Gravity darkening, also referred to as gravity brightening, is an astronomical phenomenon where the poles of a star are brighter than the equator, due to rapid rotation and oblate shape. When a star is oblate, it has a larger radius at its equator than it does at its poles. As a result, the poles have a higher surface gravity, and thus higher temperature and pressure is needed to maintain hydrostatic equilibrium. Thus, the poles are "gravity brightened", and the equator "gravity darkened".

The star becomes oblate (and hence gravity darkening occurs) because the centrifugal force resulting from rotation creates additional outward pressure on the star.

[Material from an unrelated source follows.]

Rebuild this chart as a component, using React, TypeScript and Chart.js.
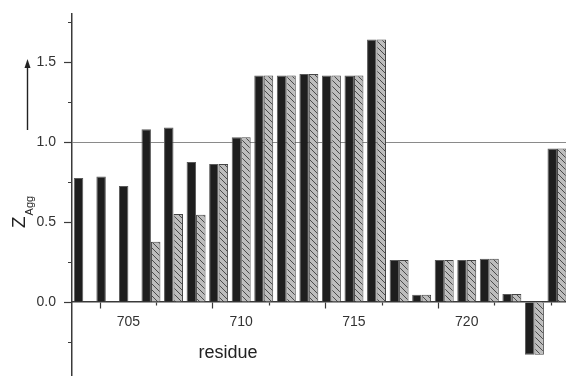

The centrifugal force is expressed mathematically as
 $F_\text{centrifugal} = m \Omega^2 \rho,$
where $m$ is mass (in this case of a small volume element of the star), $\Omega$ is the angular velocity, and $\rho$ is the radial distance from the axis of rotation. In the case of a star, the value of $\rho$ is largest at the equator and smallest at the poles. This means that equatorial regions of a star have a greater centrifugal force than the pole. The centrifugal force pushes mass away from the axis of rotation, resulting in less overall pressure on the gas in the equatorial regions of the star. This causes the gas in this region to become less dense, and cooler.

Von Zeipel's theorem states that the radiation from a star is proportional to the local effective gravity, that is to the gravity reduced by any centrifugal force at that location on the star's surface. Then the effective temperature is proportional to the fourth root of the effective gravity.